3. High variability in mill environment: Due to operational constraints, some mills may be operated at low performing mode, leading to more severe wear patterns. Standard wear tests assume typical load conditions and may not account for this type of high-impact, aggressive environment.
This is exactly where the Mill Family Model can add value. By clustering mills based on real operational data – specific to ore, mill and charge behaviour – it helps bridge the gap between lab testing and actual performance, making wear evaluations more accurate and actionable for African operations.
Could this test method be adapted or simplified for remote mines without lab access?
Yes, the approach behind the Mill Family Model can absolutely be adapted and simplified for remote operations that lack on-site laboratory facilities.
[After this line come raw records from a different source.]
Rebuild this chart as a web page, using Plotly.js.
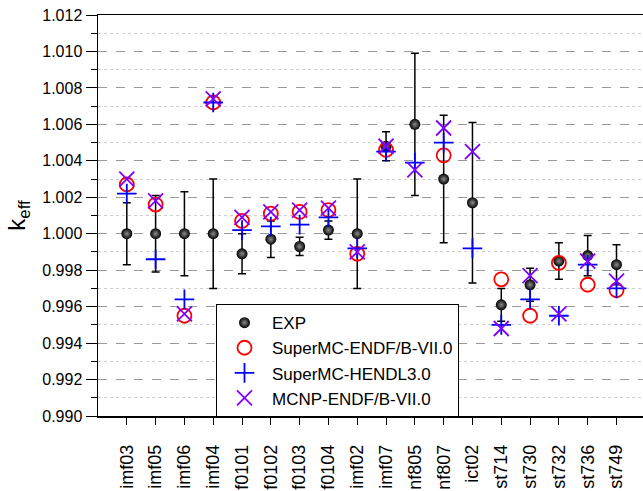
<!DOCTYPE html>
<html><head><meta charset="utf-8">
<script src="https://cdn.plot.ly/plotly-3.0.1.min.js"></script>
<style>html,body{margin:0;padding:0;background:#fff;}#chart{width:643px;height:491px;}</style>
</head><body><div id="chart"></div>
<script>
var categories = ["imf03","imf05","imf06","imf04","f0101","f0102","f0103","f0104","imf02","imf07","nf805","nf807","ict02","st714","st730","st732","st736","st749"];
var expValues = [1.0000,1.0000,1.0000,1.0000,0.9989,0.9997,0.9993,1.0002,1.0000,1.0048,1.0060,1.0030,1.0017,0.9961,0.9972,0.9985,0.9988,0.9983];
var expErrors = [0.0017,0.0021,0.0023,0.0030,0.0011,0.0010,0.0005,0.0005,0.0030,0.0008,0.0039,0.0035,0.0044,0.0009,0.0009,0.0010,0.0011,0.0011];
var superMcEndf = [1.0027,1.0016,0.9955,1.0072,1.0007,1.0011,1.0012,1.0013,0.9989,1.0046,null,1.0043,null,0.9975,0.9955,0.9984,0.9972,0.9969];
var superMcHendl = [1.0022,0.9986,0.9964,1.0072,1.0002,1.0004,1.0005,1.0009,0.9992,1.0045,1.0039,1.0050,0.9992,0.9950,0.9964,0.9955,0.9983,0.9970];
var mcnpEndf = [1.0030,1.0018,0.9956,1.0074,1.0009,1.0012,1.0013,1.0014,0.9990,1.0048,1.0035,1.0058,1.0045,0.9948,0.9977,0.9956,0.9985,0.9974];
var yTickVals = [0.990,0.992,0.994,0.996,0.998,1.000,1.002,1.004,1.006,1.008,1.010,1.012];

var font = "Liberation Sans, Arial, Helvetica, sans-serif";
var traces = [
  {x: categories, y: expValues, name: "EXP", type: "scatter", mode: "markers",
   error_y: {type: "data", array: expErrors, visible: true, color: "#000", thickness: 1.5, width: 4},
   marker: {symbol: "circle", size: 11, color: "#000", gradient: {type: "radial", color: "#8c8c8c"}, line: {width: 0}}},
  {x: categories, y: superMcEndf, name: "SuperMC-ENDF/B-VII.0", type: "scatter", mode: "markers",
   marker: {symbol: "circle-open", size: 14, color: "#ff0000", line: {width: 1.8, color: "#ff0000"}}},
  {x: categories, y: superMcHendl, name: "SuperMC-HENDL3.0", type: "scatter", mode: "markers",
   marker: {symbol: "cross-thin-open", size: 14, color: "#0000ff", line: {width: 1.8, color: "#0000ff"}}},
  {x: categories, y: mcnpEndf, name: "MCNP-ENDF/B-VII.0", type: "scatter", mode: "markers",
   marker: {symbol: "x-thin-open", size: 15, color: "#8000ff", line: {width: 1.8, color: "#8000ff"}}}
];

var layout = {
  width: 643, height: 491,
  margin: {l: 98, r: 0, t: 15, b: 75},
  paper_bgcolor: "#fff", plot_bgcolor: "#fff",
  font: {family: font, size: 16, color: "#000"},
  showlegend: true,
  legend: {x: 0.2165, y: 0.279, xanchor: "left", yanchor: "top", bgcolor: "#fff",
    bordercolor: "#000", borderwidth: 1, font: {family: font, size: 17, color: "#000"},
    itemwidth: 45, tracegroupgap: 0},
  xaxis: {type: "category", range: [-1, 17.92], showline: true, linecolor: "#000", linewidth: 1.5,
    mirror: true, ticks: "outside", ticklen: 7, tickcolor: "#000", tickwidth: 1, tickangle: -90,
    ticklabelstandoff: 13, automargin: false,
    showgrid: false, zeroline: false, tickfont: {family: font, size: 18, color: "#000"}},
  xaxis2: {overlaying: "x", anchor: "y", range: [-1, 17.92], showline: false, showgrid: false, zeroline: false,
    tickmode: "linear", tick0: -0.5, dtick: 1, ticks: "outside", ticklen: 4, tickcolor: "#000",
    showticklabels: false},
  yaxis: {range: [0.990, 1.012], showline: true, linecolor: "#000", linewidth: 1.5, mirror: true,
    ticks: "outside", ticklen: 11, tickcolor: "#000", tickwidth: 1, automargin: false,
    tickmode: "array", tickvals: yTickVals, tickformat: ".3f",
    tickfont: {family: font, size: 16, color: "#000"},
    showgrid: true, gridcolor: "#999", griddash: "dash", gridwidth: 1, zeroline: false,
    minor: {tickmode: "linear", tick0: 0.991, dtick: 0.002, ticks: "outside", ticklen: 6, tickcolor: "#000",
      showgrid: true, gridcolor: "#cfcfcf", griddash: "dot", gridwidth: 1},
    title: {text: "k<sub>eff</sub>", font: {family: font, size: 24, color: "#000"}, standoff: 10}}
};
Plotly.newPlot("chart", traces, layout, {displayModeBar: false, staticPlot: true});
</script></body></html>
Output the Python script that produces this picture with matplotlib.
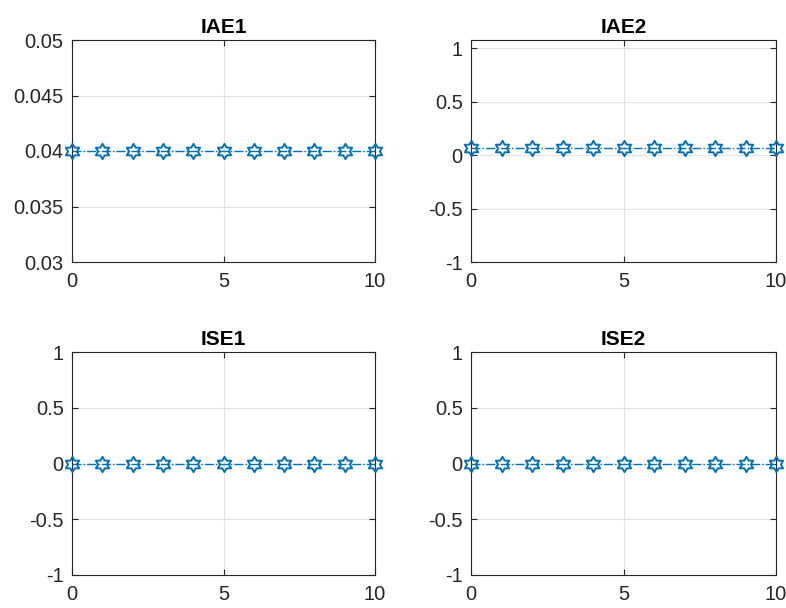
import matplotlib
matplotlib.use("Agg")
import matplotlib.pyplot as plt
import numpy as np
from matplotlib.path import Path

# data
x = [0, 1, 2, 3, 4, 5, 6, 7, 8, 9, 10]
iae1 = [0.04] * 11
iae2 = [0.062] * 11
ise1 = [0.0] * 11
ise2 = [0.0] * 11

titles = ["IAE1", "IAE2", "ISE1", "ISE2"]
series = [iae1, iae2, ise1, ise2]
ylims = [(0.03, 0.05), (-1, 1.075), (-1, 1), (-1, 1)]
yticks = [[0.03, 0.035, 0.04, 0.045, 0.05], [-1, -0.5, 0, 0.5, 1],
          [-1, -0.5, 0, 0.5, 1], [-1, -0.5, 0, 0.5, 1]]
ylabels = [["0.03", "0.035", "0.04", "0.045", "0.05"],
           ["-1", "-0.5", "0", "0.5", "1"],
           ["-1", "-0.5", "0", "0.5", "1"],
           ["-1", "-0.5", "0", "0.5", "1"]]

# hexagram marker (matlab style)
verts = []
for k in range(6):
    a = np.deg2rad(90 + 60 * k)
    verts.append((np.cos(a), np.sin(a)))
    b = np.deg2rad(120 + 60 * k)
    r = 1 / np.sqrt(3)
    verts.append((r * np.cos(b), r * np.sin(b)))
verts.append(verts[0])
hexagram = Path(verts, [Path.MOVETO] + [Path.LINETO] * 11 + [Path.CLOSEPOLY])

plt.rcParams['font.family'] = ['Liberation Sans', 'DejaVu Sans']

fig = plt.figure(figsize=(7.86, 6.08), dpi=100)
W, H = 786.0, 608.0
boxes = [(72, 40, 375, 262), (471, 40, 776, 262),
         (72, 352, 375, 575), (471, 352, 776, 575)]

for i in range(4):
    l, t, r, b = boxes[i]
    ax = fig.add_axes([l / W, 1 - b / H, (r - l) / W, (b - t) / H])
    ax.plot(x, series[i], linestyle='-.', color='#0072BD', lw=1,
            marker=hexagram, markersize=11, markerfacecolor='none',
            markeredgecolor='#0072BD', markeredgewidth=1.4, clip_on=False, zorder=3)
    ax.set_xlim(0, 10)
    ax.set_ylim(*ylims[i])
    ax.set_xticks([0, 5, 10])
    ax.set_xticklabels(["0", "5", "10"])
    ax.set_yticks(yticks[i])
    ax.set_yticklabels(ylabels[i])
    ax.grid(True, color='#e3e3e3', lw=0.8)
    ax.set_axisbelow(True)
    ax.tick_params(direction='in', top=True, right=True, labelsize=14.5,
                   colors='#262626', length=4, width=0.8)
    ax.tick_params(axis='x', pad=7)
    ax.tick_params(axis='y', pad=6)
    for s in ax.spines.values():
        s.set_color('#262626')
        s.set_linewidth(0.8)
    ax.set_title(titles[i], fontsize=15, fontweight='bold', pad=5)

plt.savefig("out.png", dpi=100)
plt.close()
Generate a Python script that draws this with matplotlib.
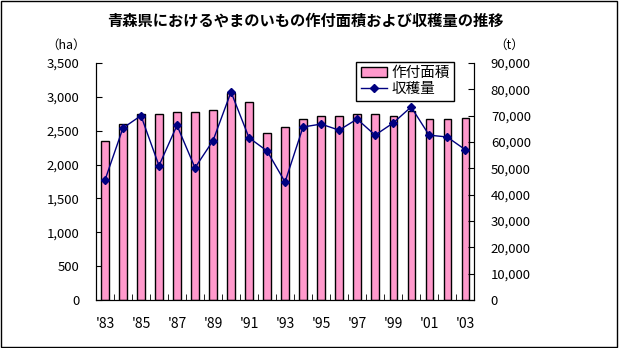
import matplotlib.pyplot as plt
import matplotlib.ticker as mticker
import numpy as np

plt.rcParams['font.family'] = ['Noto Sans CJK JP', 'DejaVu Sans']

years = list(range(1983, 2004))
area_ha = [2350, 2600, 2750, 2750, 2780, 2780, 2810, 3050, 2930, 2470, 2560,
           2680, 2710, 2720, 2740, 2740, 2720, 2790, 2670, 2670, 2690]
harvest_t = [45500, 65300, 70000, 51000, 66300, 50200, 60500, 79000, 61600, 56600, 44800,
             65700, 66800, 64500, 68700, 62600, 67200, 73300, 62600, 61900, 57100]
year_labels = ["'83", "'85", "'87", "'89", "'91", "'93", "'95", "'97", "'99", "'01", "'03"]

fig = plt.figure(figsize=(6.19, 3.48), dpi=100)
ax = fig.add_axes([0.155, 0.138, 0.611, 0.681])
ax2 = ax.twinx()

x = np.arange(len(years))
bars = ax.bar(x, area_ha, width=0.4, color='#FF99CC', edgecolor='black', linewidth=1,
              label='作付面積', zorder=2)
line, = ax2.plot(x, harvest_t, color='#000080', linewidth=1, marker='D', markersize=4,
                 label='収穫量', zorder=3)

ax.set_xlim(-0.5, len(years) - 0.5)
ax.set_ylim(0, 3500)
ax2.set_ylim(0, 90000)
ax.yaxis.set_major_locator(mticker.MultipleLocator(500))
ax2.yaxis.set_major_locator(mticker.MultipleLocator(10000))
ax.yaxis.set_major_formatter(mticker.StrMethodFormatter('{x:,.0f}'))
ax2.yaxis.set_major_formatter(mticker.StrMethodFormatter('{x:,.0f}'))

# year labels every other year, ticks at category boundaries
ax.set_xticks(x[::2])
ax.set_xticklabels(year_labels)
ax.set_xticks(np.arange(-0.5, len(years), 1), minor=True)
ax.tick_params(axis='x', which='major', length=0, pad=12, labelsize=10)
ax.tick_params(axis='x', which='minor', direction='in', length=4)
ax.tick_params(axis='y', direction='in', length=4, labelsize=9.5, pad=12)
ax2.tick_params(axis='y', direction='in', length=4, labelsize=9.5, pad=12)

for a in (ax, ax2):
    a.spines['top'].set_visible(False)
ax.set_zorder(ax2.get_zorder() - 1)
ax.patch.set_visible(False)

fig.text(0.493, 0.94, '青森県におけるやまのいもの作付面積および収穫量の推移',
         ha='center', va='center', fontsize=11, fontweight='bold')
fig.text(0.107, 0.87, '（ha）', ha='center', va='center', fontsize=9)
fig.text(0.822, 0.87, '（t）', ha='center', va='center', fontsize=9)

leg = ax2.legend([bars, line], ['作付面積', '収穫量'], loc='upper left',
                 bbox_to_anchor=(0.688, 1.005), borderaxespad=0, fontsize=10.5,
                 frameon=True, fancybox=False, edgecolor='black', framealpha=1,
                 handlelength=1.8, handleheight=0.6, borderpad=0.3, labelspacing=0.15,
                 handletextpad=0.3)
leg.get_frame().set_linewidth(1)

fig.patches.append(plt.Rectangle((0.002, 0.003), 0.995, 0.994, transform=fig.transFigure,
                                 fill=False, edgecolor='black', linewidth=1))

fig.savefig('out.png', dpi=100)
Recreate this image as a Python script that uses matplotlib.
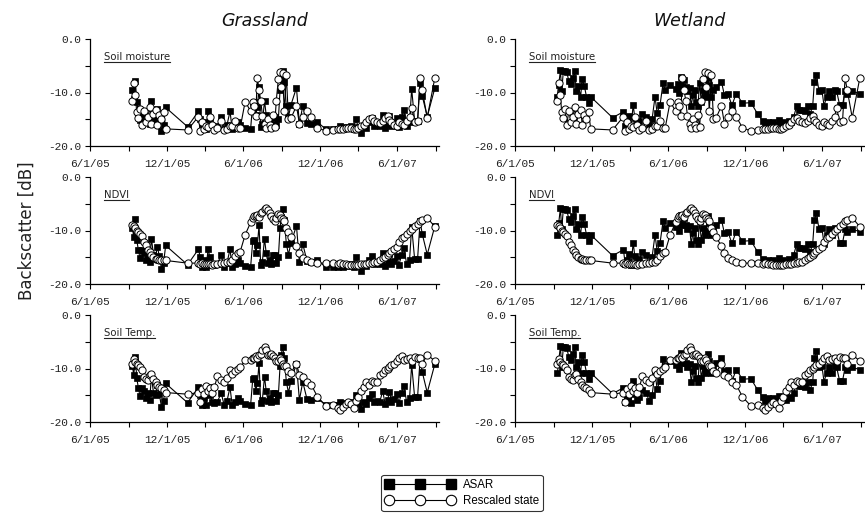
import datetime as dt
import matplotlib
matplotlib.use('Agg')
from matplotlib import pyplot as plt
from matplotlib import dates as mdates
from matplotlib.lines import Line2D
from matplotlib.ticker import MultipleLocator, FuncFormatter

plt.rcParams['font.family'] = 'Liberation Mono'
plt.rcParams['axes.unicode_minus'] = False

start = dt.date(2005, 6, 1)

# acquisition days, counted from 6/1/05
days = [101, 104, 108, 111, 115, 119, 123, 128, 134, 138, 142, 146, 151, 156, 160, 165, 170, 175, 180,
        232,
        258, 262, 266, 271, 276, 281, 285, 291, 296, 303, 312, 319, 326, 333, 338, 345, 352, 357,
        369, 382, 387, 391, 394, 398, 402, 406, 410, 415, 419, 423, 427, 431, 435, 439, 443, 448,
        452, 455, 458, 462, 467, 472,
        478, 491, 498, 506, 516, 526, 541, 561, 577,
        589, 595, 602, 608, 614, 621, 627, 632, 638, 644, 651, 657, 663, 670, 676, 682, 689, 696,
        702, 708,
        712, 717, 723, 730, 735, 741, 747, 753, 760, 765, 772, 779, 785, 790, 802, 820]

grass_asar = [-9.5, -11.3, -7.8, -11.7, -13.6, -15.2, -13.7, -14.2, -15.5, -14.6, -15.8, -11.5, -14.5,
              -14.9, -13.0, -14.8, -17.2, -16.0, -12.8,
              -16.4,
              -13.5, -15.0, -16.8, -15.5, -16.8, -13.5, -15.0, -16.2, -16.5, -16.2, -14.6, -16.8, -16.0,
              -13.5, -16.8, -16.3, -15.5, -16.0,
              -16.6, -16.8, -12.0, -11.7, -14.2, -12.8, -9.0, -16.5, -15.8, -11.5, -14.2, -16.0, -15.5,
              -16.3, -14.5, -14.6, -16.0, -15.0, -9.5, -7.4, -5.9, -8.0, -12.5, -14.5,
              -12.3, -9.1, -15.9, -12.5, -15.7, -15.8, -15.5, -16.9, -16.8,
              -16.8, -16.3, -16.9, -16.4, -16.6, -16.3, -16.9, -15.0, -16.4, -17.5, -16.2, -16.6, -15.5,
              -14.7, -16.3, -16.0, -16.3, -14.2, -16.6, -15.9,
              -14.3, -16.2, -15.7, -14.8, -16.4, -14.5, -13.3, -16.3, -15.5, -9.3, -15.3, -15.4, -8.2,
              -10.6, -14.5, -9.2]

wet_asar = [-10.8, -8.6, -5.8, -9.8, -6.0, -5.9, -6.2, -7.8, -8.5, -7.3, -6.0, -9.8, -8.8, -10.8, -7.5,
            -8.8, -10.8, -12.0, -10.8,
            -14.7,
            -13.6, -16.3, -15.6, -14.3, -16.5, -12.3, -14.8, -15.8, -15.3, -14.0, -14.6, -16.0, -15.0,
            -10.8, -13.8, -12.3, -8.3, -9.5,
            -8.6, -9.4, -8.5, -10.0, -7.1, -9.0, -7.6, -9.0, -9.8, -9.2, -12.5, -10.5, -9.6, -11.7,
            -12.5, -8.3, -11.7, -9.5, -10.8, -10.0, -7.2, -8.6, -10.9, -9.6,
            -9.0, -8.0, -10.5, -10.2, -12.4, -10.2, -12.0, -11.9, -14.0,
            -15.3, -16.0, -15.5, -16.2, -15.6, -16.0, -15.2, -15.8, -15.5, -15.9, -15.3, -15.6, -14.5,
            -12.5, -13.3, -13.2, -13.5, -12.5, -14.0, -12.5,
            -8.0, -6.7, -9.8, -9.6, -12.5, -10.8, -9.8, -10.8, -9.6, -9.8, -12.3, -12.3, -9.8, -10.2,
            -9.8, -10.2]

sm_state = [-11.5, -8.2, -10.5, -13.7, -14.8, -13.0, -16.1, -13.5, -15.5, -14.5, -12.8, -15.8, -14.0,
            -13.2, -16.0, -14.2, -15.0, -13.6, -16.8,
            -17.0,
            -14.5, -17.2, -15.5, -16.8, -16.3, -16.5, -14.6, -16.0, -17.0, -16.6, -15.3, -17.0, -16.9,
            -16.2, -16.3, -15.3, -16.7, -16.7,
            -11.7, -13.5, -11.7, -12.5, -14.3, -7.3, -9.5, -11.5, -14.3, -15.8, -16.7, -15.0, -16.1,
            -16.7, -14.2, -16.5, -11.5, -7.5, -6.1, -9.0, -6.3, -13.5, -6.8, -15.0,
            -14.8, -12.5, -15.8, -14.5, -13.5, -14.5, -16.6, -17.2, -17.0,
            -16.9, -16.9, -16.8, -16.7, -16.6, -16.7, -16.9, -16.8, -16.6, -16.3, -16.0, -15.5, -15.0,
            -14.8, -15.3, -15.5, -15.7, -15.3, -14.8, -14.4,
            -15.2, -15.6, -16.0, -16.2, -15.5, -15.8, -16.0, -15.3, -14.5, -12.9, -15.5, -15.3, -7.3,
            -9.5, -14.7, -7.3]

ndvi_state = [-8.9, -9.2, -9.6, -10.0, -10.2, -10.7, -11.1, -12.2, -12.8, -13.6, -14.0, -14.6, -15.0,
              -15.3, -15.4, -15.5, -15.6, -15.6, -15.6,
              -16.1,
              -16.1, -16.3, -16.1, -16.3, -16.2, -16.3, -16.2, -16.4, -16.3, -16.2, -16.0, -16.1, -15.9,
              -15.8, -15.5, -14.8, -14.2, -14.0,
              -10.8, -8.5, -7.6, -7.3, -7.2, -7.1, -7.4, -6.7, -6.5, -5.9, -5.8, -6.2, -6.7, -7.2, -7.9,
              -8.2, -7.7, -7.0, -7.1, -7.6, -7.9, -8.2, -9.5, -10.2,
              -11.2, -12.9, -14.2, -15.2, -15.6, -15.8, -16.1, -16.1, -16.0,
              -16.2, -16.1, -16.3, -16.2, -16.4, -16.5, -16.4, -16.5, -16.4, -16.3, -16.3, -16.2, -16.1,
              -16.0, -15.8, -15.9, -15.6, -15.2, -15.0, -14.6,
              -14.2, -13.9, -13.5, -13.0, -12.2, -11.4, -11.2, -10.6, -10.0, -9.7, -9.2, -8.8, -8.3,
              -8.0, -7.6, -9.3]

temp_state = [-9.2, -8.3, -8.8, -9.1, -9.3, -9.8, -10.2, -11.5, -12.0, -12.2, -11.3, -11.1, -12.0,
              -12.5, -13.0, -13.5, -13.7, -14.0, -14.5,
              -14.8,
              -14.5, -16.2, -13.8, -14.8, -13.3, -14.2, -13.6, -14.5, -13.5, -11.4, -12.2, -12.5, -11.8,
              -10.2, -11.0, -10.5, -10.0, -9.8,
              -8.5, -8.5, -8.0, -8.0, -7.7, -8.1, -7.4, -7.2, -6.6, -6.0, -6.6, -7.4, -7.4, -7.2, -7.7,
              -8.0, -8.6, -8.6, -8.0, -8.5, -9.2, -9.5, -9.5, -10.5,
              -10.8, -9.1, -11.2, -11.6, -12.6, -13.0, -15.3, -17.0, -16.9,
              -17.3, -17.8, -17.2, -16.6, -16.2, -16.7, -17.3, -16.1, -15.3, -14.2, -13.5, -12.5, -13.0,
              -12.3, -12.6, -12.5, -11.3, -10.9, -10.3, -10.0,
              -9.8, -9.3, -9.1, -8.6, -8.0, -7.7, -8.5, -8.3, -8.0, -8.6, -7.8, -8.0, -8.0, -9.2, -7.4,
              -8.6]

sites = ['Grassland', 'Wetland']
variables = ['Soil moisture', 'NDVI', 'Soil Temp.']

dates = [start + dt.timedelta(days=d) for d in days]
asar_by_site = [grass_asar, wet_asar]
state_by_var = [sm_state, ndvi_state, temp_state]


def date_label(x, pos):
    d = mdates.num2date(x)
    return f'{d.month}/{d.day}/{d.year % 100:02d}'


def draw_panel(ax, asar, state):
    ax.plot(dates, asar, color='black', lw=0.8, marker='s', ms=4.4,
            mfc='black', mec='black', mew=0.5)
    ax.plot(dates, state, color='black', lw=0.8, marker='o', ms=5.2,
            mfc='white', mec='black', mew=0.7)
    ax.set_xlim(dt.date(2005, 6, 1), dt.date(2007, 9, 9))
    ax.set_ylim(-20, 0)
    ax.yaxis.set_major_locator(MultipleLocator(10))
    ax.yaxis.set_minor_locator(MultipleLocator(5))
    ax.yaxis.set_major_formatter(FuncFormatter(lambda v, p: f'{v:.1f}'))
    ax.xaxis.set_major_locator(mdates.MonthLocator(bymonth=[6, 12]))
    ax.xaxis.set_minor_locator(mdates.MonthLocator(bymonth=[3, 9]))
    ax.xaxis.set_major_formatter(FuncFormatter(date_label))
    for s in ['top', 'right']:
        ax.spines[s].set_visible(False)
    for s in ['left', 'bottom']:
        ax.spines[s].set_linewidth(0.9)
    ax.tick_params(which='both', direction='out', length=3.5, width=0.8,
                   labelsize=8, labelcolor='#222222', pad=3)
    ax.tick_params(axis='x', pad=6)


fig = plt.figure(figsize=(8.65, 5.17), dpi=100)

lefts = [90 / 865, 515 / 865]
bottoms = [1 - 146 / 517, 1 - 284 / 517, 1 - 422 / 517]
labels = []
for col, site in enumerate(sites):
    for row, var in enumerate(variables):
        ax = fig.add_axes([lefts[col], bottoms[row], 349 / 865, 107 / 517])
        draw_panel(ax, asar_by_site[col], state_by_var[row])
        t = ax.text(0.04, 0.875, var, transform=ax.transAxes, ha='left', va='top',
                    fontsize=7.3, family='DejaVu Sans', color='#222222')
        labels.append(t)
    fig.text(lefts[col] + 349 / 865 / 2, 1 - 21 / 517, site, ha='center', va='center',
             fontsize=12.5, style='italic', family='DejaVu Sans', color='#111111')

fig.text(0.031, 1 - 231 / 517, 'Backscatter [dB]', rotation=90, ha='center', va='center',
         fontsize=12, family='DejaVu Sans', color='#222222')

# underline the panel labels
renderer = fig.canvas.get_renderer()
inv = fig.transFigure.inverted()
for t in labels:
    bb = t.get_window_extent(renderer=renderer)
    (x0, y0), (x1, y1) = inv.transform([(bb.x0, bb.y0), (bb.x1, bb.y1)])
    fig.add_artist(Line2D([x0, x1], [y0 + 0.001, y0 + 0.001], transform=fig.transFigure,
                          color='#222222', lw=0.8))

handles = [
    Line2D([], [], color='black', lw=0.8, marker='s', ms=7, mfc='black', mec='black'),
    Line2D([], [], color='black', lw=0.8, marker='o', ms=7.5, mfc='white', mec='black', mew=0.8),
]
leg = fig.legend(handles, ['ASAR', 'Rescaled state'], loc='upper center',
                 bbox_to_anchor=(462 / 865, 1 - 469 / 517), numpoints=3, handlelength=6.0,
                 handletextpad=0.7, borderpad=0.35, labelspacing=0.35, fancybox=True,
                 prop={'family': 'Liberation Sans', 'size': 8.3})
leg.get_frame().set_edgecolor('black')
leg.get_frame().set_linewidth(0.8)

fig.savefig('out.png', dpi=100)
While the full methodology involves advanced data analytics and clustering, the core concept understanding the grinding environment to guide media selection can still be applied with a more practical, field-friendly version. Here’s how:1. Use of operational data: The model relies primarily on plant data – such as mill diameter, speed, throughput, ore type, feed size (F80), charge ratio and water chemistry – all of which can usually be obtained from routine plant monitoring systems. This means remote sites can participate without needing lab-scale wear testing.
2. Simplified cluster matching: Once the site provides basic operational and ore information, we can match their mill to an existing cluster in the Mill Family Model. This allows us to recommend grinding media types that have performed well in similar environments, even without detailed wear testing on site.
3. Progressive implementation: Remote sites can start with a baseline recommendation and refine media selection over time by feeding back simple performance data (like wear rate, throughput and energy use), building a site-specific picture without needing in-house lab capabilities.
In short, the Mill Family Model was designed to be scalable and inclusive. It empowers remote operations to make smarter, more efficient grinding media decisions using the data they already have, making it a valuable tool even in the most challenging environments.